By Judy Patrick, Former President and CEO of Women’s Foundation California
It is simple common sense–education matters. This is a lesson I learned early in life from my parents, the first and only of their siblings to go to college. After my parents graduated in 1949 and as they were beginning the process of starting a family, they drove around the state of Nebraska searching for the best public schools for their children. Somehow they found Holdrege, a tiny town of five thousand people. They picked Holdrege because its school always won Nebraska’s scholastic contest.
Those who don’t have a college education are twice as likely to be unemployed. College graduates earn more and their families are far less likely to live in poverty. States with more highly educated residents attract more and better jobs. For every dollar spent increasing the number of students attending college and completing degrees, the state gets three dollars in net return on that investment. Who can’t connect these dots?
A study from the Public Policy Institute of California projects that by 2025, the state will be one million baccalaureate degrees short of meeting California’s economic productivity demands. Fifty years ago, California promised any high school graduate access to a college education. In four years, 640,000 additional California students are likely to seek educations in colleges already over current capacity according to the California Department of Finance.
While a college education is critical for the entire State, it is even more important for California’s fasted growing populations, women, people of color and immigrants–those most likely to live in poverty. According to the National Center for Education Statistics, completing a four-year college degree “sharply reduces women’s chances of being poor, from 16.7 percent to 1.6 percent.”

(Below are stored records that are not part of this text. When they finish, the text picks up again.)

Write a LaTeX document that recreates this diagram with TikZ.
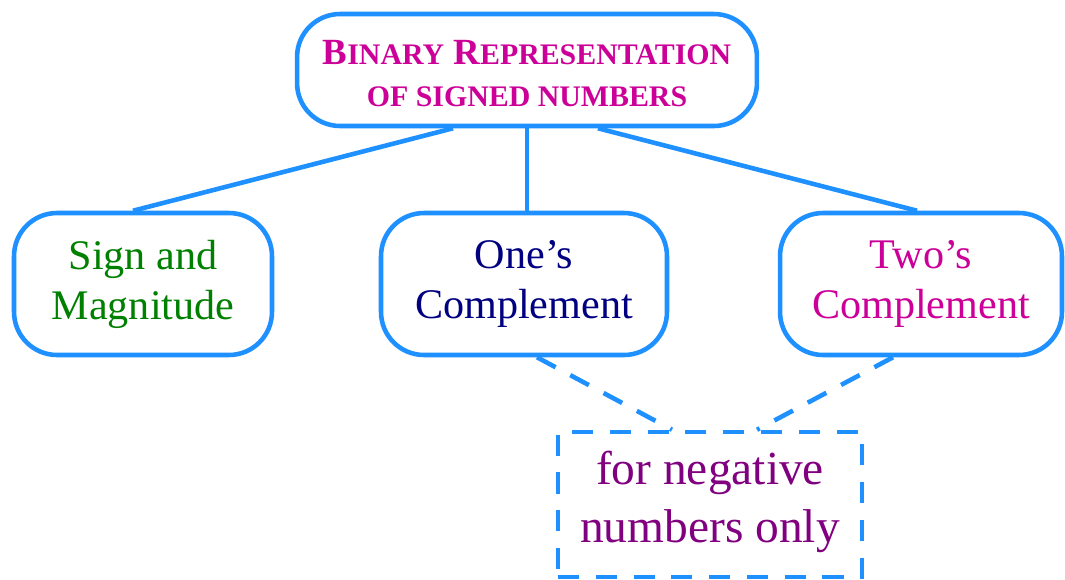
\documentclass[tikz,border=0pt]{standalone}
\usepackage{fontspec}
\setmainfont{Liberation Serif}
\usepackage{xcolor}
\usetikzlibrary{positioning}

\definecolor{linkblue}{RGB}{30,144,255}
\definecolor{titlemag}{RGB}{204,0,153}
\definecolor{signgreen}{RGB}{0,128,0}
\definecolor{onesnavy}{RGB}{0,0,128}
\definecolor{notepurple}{RGB}{128,0,128}

% small capitals by hand (the serif font has none)
\newcommand{\lowcaps}[1]{{\fontsize{17}{24}\selectfont #1}}

\begin{document}
\begin{tikzpicture}[
    x=0.02cm, y=-0.02cm,
    topic/.style={rectangle, rounded corners=0.86cm, draw=linkblue, line width=2.6pt, fill=white, minimum width=9.2cm, minimum height=2.24cm, align=center, font=\fontsize{21}{24}\selectfont\bfseries, text=titlemag},
    branch/.style={rectangle, rounded corners=0.86cm, draw=linkblue, line width=2.6pt, fill=white, minimum height=2.84cm, align=center, font=\fontsize{24}{28.5}\selectfont},
    note/.style={rectangle, draw=linkblue, line width=2.6pt, dash pattern=on 12pt off 9.5pt, minimum width=6.08cm, minimum height=2.9cm, align=center, font=\fontsize{27}{33}\selectfont, text=notepurple},
    link/.style={draw=linkblue, line width=2.6pt},
    hint/.style={draw=linkblue, line width=2.6pt, dash pattern=on 12pt off 9.5pt}
]
\useasboundingbox (0,0) rectangle (1065,579);

% Root
\node[topic] (root) at (527,70) {\rule{0pt}{18pt}B\lowcaps{INARY} R\lowcaps{EPRESENTATION}\\\lowcaps{OF SIGNED NUMBERS}};

% The three representations
\node[branch, minimum width=5.16cm, text=signgreen] (sign) at (143,284) {Sign and\\Magnitude};
\node[branch, minimum width=5.72cm, text=onesnavy] (ones) at (524,284) {One's\\Complement};
\node[branch, minimum width=5.64cm, text=titlemag] (twos) at (921,284) {Two's\\Complement};

% Remark below
\node[note] (neg) at (710,504.5) {for negative\\numbers only\rule[-9pt]{0pt}{9pt}};

% Tree edges
\draw[link] ([xshift=-1.48cm]root.south) -- ([xshift=-0.2cm]sign.north);
\draw[link] (root.south) -- (root.south |- ones.north);
\draw[link] ([xshift=1.42cm]root.south) -- ([xshift=-0.08cm]twos.north);

% Dashed hints
\draw[hint] ([xshift=0.26cm]ones.south) -- ([xshift=-0.76cm]neg.north);
\draw[hint] ([xshift=-0.56cm]twos.south) -- ([xshift=0.94cm]neg.north);
\end{tikzpicture}
\end{document}
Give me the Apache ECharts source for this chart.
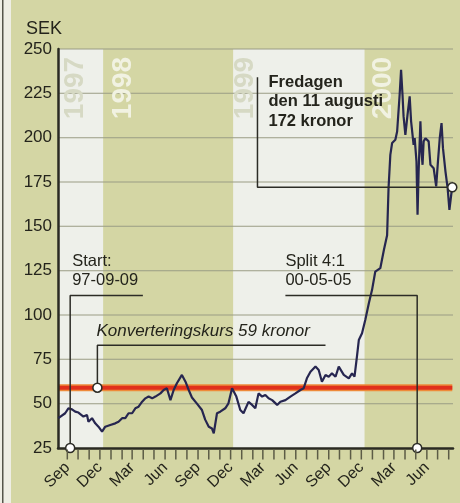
<!DOCTYPE html>
<html>
<head>
<meta charset="utf-8">
<script src="https://cdn.jsdelivr.net/npm/echarts@6/dist/echarts.min.js"></script>
<style>
  html, body { margin: 0; padding: 0; background: #d4d6a4; }
  #main { width: 460px; height: 503px; }
</style>
</head>
<body>
<div id="main"></div>
<script>
// kursdata
const dates = [
  '1997-08-07','1997-08-26','1997-09-04','1997-09-14','1997-09-23','1997-10-02','1997-10-16','1997-10-26',
  '1997-10-30','1997-11-09','1997-11-18','1997-11-27','1997-12-07','1997-12-16','1997-12-30','1998-01-13',
  '1998-01-22','1998-02-01','1998-02-10','1998-02-19','1998-03-01','1998-03-10','1998-03-19','1998-03-29',
  '1998-04-07','1998-04-16','1998-04-26','1998-05-05','1998-05-19','1998-05-28','1998-06-06','1998-06-16',
  '1998-06-25','1998-07-04','1998-07-18','1998-07-28','1998-08-06','1998-08-15','1998-08-29','1998-09-12',
  '1998-09-21','1998-10-01','1998-10-10','1998-10-15','1998-10-24','1998-11-02','1998-11-16','1998-11-25',
  '1998-12-05','1998-12-17','1998-12-28','1999-01-06','1999-01-20','1999-01-30','1999-02-08','1999-02-17',
  '1999-02-27','1999-03-08','1999-03-17','1999-03-27','1999-04-10','1999-04-19','1999-05-03','1999-05-17',
  '1999-05-31','1999-06-14','1999-06-23','1999-07-02','1999-07-12','1999-07-26','1999-08-04','1999-08-13',
  '1999-08-23','1999-09-01','1999-09-10','1999-09-20','1999-09-29','1999-10-13','1999-10-27','1999-11-05',
  '1999-11-12','1999-11-19','1999-11-24','1999-12-03','1999-12-12','1999-12-22','1999-12-31','2000-01-09',
  '2000-01-23','2000-02-02','2000-02-11','2000-02-15','2000-02-20','2000-02-25','2000-03-05','2000-03-10',
  '2000-03-17','2000-03-21','2000-03-25','2000-03-28','2000-04-02','2000-04-08','2000-04-14','2000-04-18',
  '2000-04-25','2000-04-28','2000-05-03','2000-05-06','2000-05-09','2000-05-14','2000-05-17','2000-05-20',
  '2000-05-23','2000-05-28','2000-06-06','2000-06-11','2000-06-20','2000-06-27','2000-07-02','2000-07-07',
  '2000-07-12','2000-07-16','2000-07-23','2000-07-29','2000-08-03','2000-08-08','2000-08-11'
];
const prices = [
  41.8, 44.6, 47.4, 46.8, 45.5, 45.0, 42.7, 43.6,
  39.8, 41.8, 38.9, 37.0, 34.2, 37.0, 38.0, 38.9,
  39.8, 41.8, 41.8, 44.6, 44.6, 47.4, 48.3, 51.1,
  53.0, 54.0, 53.0, 54.0, 55.8, 57.7, 58.7, 52.0,
  57.7, 61.5, 66.2, 62.4, 57.7, 53.5, 50.0, 46.4,
  41.0, 37.0, 36.0, 33.3, 44.6, 45.5, 47.4, 50.2,
  58.7, 54.0, 46.4, 44.6, 51.0, 49.3, 47.4, 55.8,
  54.0, 54.9, 53.0, 52.0, 49.3, 51.1, 52.0, 54.0,
  55.8, 57.7, 58.7, 64.3, 68.0, 70.9, 69.0, 62.4,
  66.2, 65.2, 67.1, 65.2, 70.9, 66.2, 64.3, 67.1,
  65.2, 77.0, 85.9, 89.7, 97.2, 106.6, 114.2, 124.5,
  126.4, 136.7, 145.0, 171.5, 190.3, 197.0, 198.8, 203.5,
  224.2, 238.3, 224.2, 212.0, 201.6, 212.9, 223.3, 209.2,
  195.9, 199.7, 186.6, 156.5, 180.9, 209.2, 192.2, 184.7,
  197.9, 199.7, 197.9, 184.7, 182.8, 172.5, 186.6, 199.7,
  208.2, 194.1, 180.9, 171.5, 159.3, 167.8, 172.0
];

const convRate = 59; // konverteringskurs
const xMin = '1997-08-06';
const xMax = '2000-08-13';
const yTicks = [50, 75, 100, 125, 150, 175, 200, 225, 250];

const yearBands = [['1997-08-06', '1997-12-10'], ['1998-12-08', '1999-12-10']];
const yearNames = ['1997', '1998', '1999', '2000'];
const yearAt = [['1997-09-23', 228], ['1998-02-04', 228], ['1999-01-11', 228], ['2000-02-01', 228]];
const yearOnWhite = [true, false, true, false];

const monthLabels = { 8: 'Sep', 11: 'Dec', 2: 'Mar', 5: 'Jun' };

// anteckningar: linjer (första punkten får en ring) och texter
const startLeader = [['1997-09-09', 25], ['1997-09-09', 111], ['1998-03-31', 111]];
const splitLeader = [['2000-05-05', 25], ['2000-05-05', 111], ['1999-05-03', 111]];
const kursLeader = [['1997-11-24', 59], ['1997-11-24', 83], ['1999-08-23', 83]];
const fredagLeader = [['2000-08-11', 172], ['1999-02-14', 172], ['1999-02-14', 234]];

const notes = [
  { text: 'Start:\n97-09-09', at: ['1997-09-09', 111], dx: 2, dy: -5, weight: 'normal', italic: false, va: 'bottom' },
  { text: 'Split 4:1\n00-05-05', at: ['1999-05-03', 111], dx: 0, dy: -5, weight: 'normal', italic: false, va: 'bottom' },
  { text: 'Konverteringskurs 59 kronor', at: ['1997-11-24', 83], dx: -1, dy: -4, weight: 'normal', italic: true, va: 'bottom' },
  { text: 'Fredagen\nden 11 augusti\n172 kronor', at: ['1999-02-14', 234], dx: 11, dy: -5, weight: 'bold', italic: false, va: 'top' }
];

const FONT = "'Liberation Sans', Arial, Helvetica, sans-serif";
const INK = '#24241c';

// datum -> millisekunder (lokal tid)
function ts(s) {
  const p = s.split('-').map(Number);
  return new Date(p[0], p[1] - 1, p[2]).getTime();
}
const pt = (p) => [ts(p[0]), p[1]];

// tick-positioner: varje månadsskifte
const monthStarts = [];
for (let y = 1997, m = 8; y < 2000 || m <= 7; m++) {
  if (m > 11) { m = 0; y++; }
  monthStarts.push(new Date(y, m, 1).getTime());
}
const labelStarts = monthStarts.filter(t => monthLabels[new Date(t).getMonth()]);

function leaderSeries(pts) {
  return {
    type: 'line',
    z: 6,
    silent: true,
    lineStyle: { color: '#2c2c26', width: 1.5 },
    data: pts.map((p, i) => i === 0 ? {
      value: pt(p), symbol: 'circle', symbolSize: 9,
      itemStyle: { color: '#ffffff', borderColor: '#2c2c26', borderWidth: 1.5 }
    } : { value: pt(p), symbol: 'none' })
  };
}

const myChart = echarts.init(document.getElementById('main'));
myChart.setOption({
  backgroundColor: '#d4d6a4',
  animation: false,
  title: {
    text: 'SEK', left: 21, top: 15,
    textStyle: { fontFamily: FONT, fontSize: 18, fontWeight: 'normal', color: INK }
  },
  grid: { left: 58, right: 7, top: 49, bottom: 55 },
  xAxis: {
    type: 'value',
    z: 4,
    min: ts(xMin),
    max: ts(xMax),
    splitLine: { show: false },
    axisLine: { lineStyle: { color: '#2a2a22', width: 2.5 } },
    axisTick: { show: false },
    axisLabel: {
      customValues: labelStarts,
      rotate: 45, margin: 17,
      fontFamily: FONT, fontSize: 16, color: INK,
      formatter: (v) => monthLabels[new Date(v).getMonth()] || ''
    }
  },
  yAxis: {
    type: 'value',
    z: 4,
    min: 25, max: 250, interval: 25,
    axisLine: { show: true, lineStyle: { color: '#2a2a22', width: 2.5 } },
    axisTick: { show: false },
    splitLine: { show: false },
    axisLabel: { fontFamily: FONT, fontSize: 17, color: INK, margin: 6 }
  },
  series: [
    {
      // vita årsband
      type: 'line', z: -1, data: [], silent: true,
      markArea: {
        silent: true,
        itemStyle: { color: '#eef0ea' },
        data: yearBands.map(b => [{ xAxis: ts(b[0]) }, { xAxis: ts(b[1]) }])
      }
    },
    {
      type: 'line', z: 3, symbol: 'none', silent: true,
      lineStyle: { color: '#ee8a3a', width: 7 },
      data: [[ts(xMin), convRate], [ts(dates[dates.length - 1]), convRate]]
    },
    {
      type: 'line', z: 3, symbol: 'none', silent: true,
      lineStyle: { color: '#e0301c', width: 4 },
      data: [[ts(xMin), convRate], [ts(dates[dates.length - 1]), convRate]]
    },
    {
      name: 'Kurs',
      type: 'line', z: 5, symbol: 'none',
      lineStyle: { color: '#262650', width: 2.2 },
      data: dates.map((d, i) => [ts(d), prices[i]])
    },
    leaderSeries(startLeader),
    leaderSeries(splitLeader),
    leaderSeries(kursLeader),
    leaderSeries(fredagLeader)
  ]
});

const toPx = (p) => myChart.convertToPixel({ gridIndex: 0 }, p);

// stödlinjer, månadsstreck och texter placeras via axlarnas skalor
const graphics = [
  { type: 'rect', z: 20, shape: { x: 0, y: 0, width: 11, height: 503 }, style: { fill: '#eeeee4' } },
  { type: 'rect', z: 21, shape: { x: 2, y: 0, width: 1.5, height: 503 }, style: { fill: '#55554a' } }
];
yTicks.forEach(v => {
  const a = toPx([ts(xMin), v]);
  const b = toPx([ts(xMax), v]);
  graphics.push({
    type: 'rect', z: 2, silent: true,
    shape: { x: a[0], y: a[1] - 0.5, width: b[0] - a[0], height: 1 },
    style: { fill: '#9a9c84' }
  });
});
monthStarts.forEach(t => {
  const p = toPx([t, 25]);
  graphics.push({
    type: 'rect', z: 22, silent: true,
    shape: { x: p[0] - 0.75, y: p[1] + 1.5, width: 1.5, height: 10 },
    style: { fill: '#5c5c46' }
  });
});
yearNames.forEach((name, i) => {
  const p = toPx(pt(yearAt[i]));
  graphics.push({
    type: 'text', x: p[0], y: p[1], rotation: Math.PI / 2, z: 2,
    style: {
      text: name, fontFamily: FONT, fontSize: 28, fontWeight: 'bold',
      fill: yearOnWhite[i] ? '#d6d9c4' : '#f1f2e2',
      align: 'center', verticalAlign: 'middle'
    }
  });
});
notes.forEach(n => {
  const p = toPx(pt(n.at));
  graphics.push({
    type: 'text', x: p[0] + n.dx, y: p[1] + n.dy, z: 10,
    style: {
      text: n.text, fontFamily: FONT, fontSize: n.italic ? 17 : 16.5, lineHeight: 19.5,
      fontWeight: n.weight, fontStyle: n.italic ? 'italic' : 'normal',
      fill: INK, align: 'left', verticalAlign: n.va
    }
  });
});
myChart.setOption({ graphic: graphics });
</script>
</body>
</html>
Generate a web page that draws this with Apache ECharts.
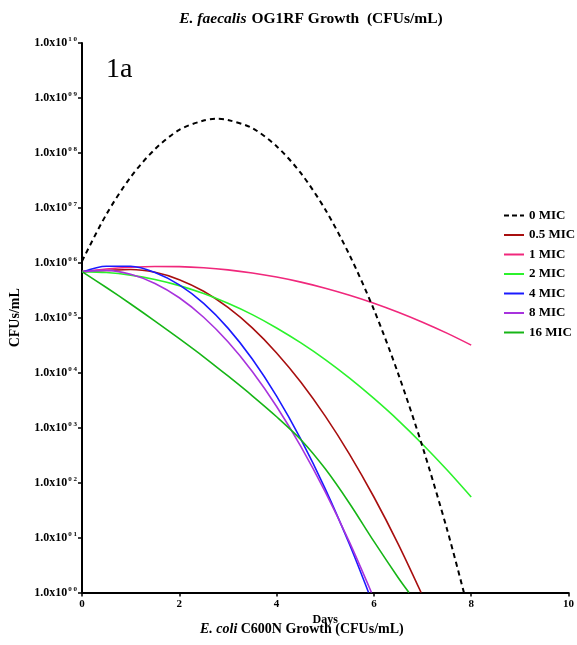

As we head towards electing a new California Governor, now is the time to create an imperative for increasing access to a college education. The Campaign for College Opportunity has launched the One Million More College Graduates by 2025 campaign. By signing this pledge, you will join Constance Rice, David Valladolid, Mayor Antonio Villaraigosa and other fellow Californians in demanding our future Governor and electeds enact a set of policies and budget supports which would result in one million more college graduates by 2025. We all need this. Please join me in signing on to this campaign to:
• Ensure California provides a spot in college for all eligible students;
• Support our community colleges and universities with additional revenues;
• Preserve financial aid for low and moderate income Californians through Cal Grants and increasing student access to federal Pell Grants;
• Support higher education funding and policy priorities that hold colleges and universities accountable for increasing student graduation and completion rates;
• Improve the coordination between our two year colleges and four year universities especially with regards to early college preparation, assessment and transfer.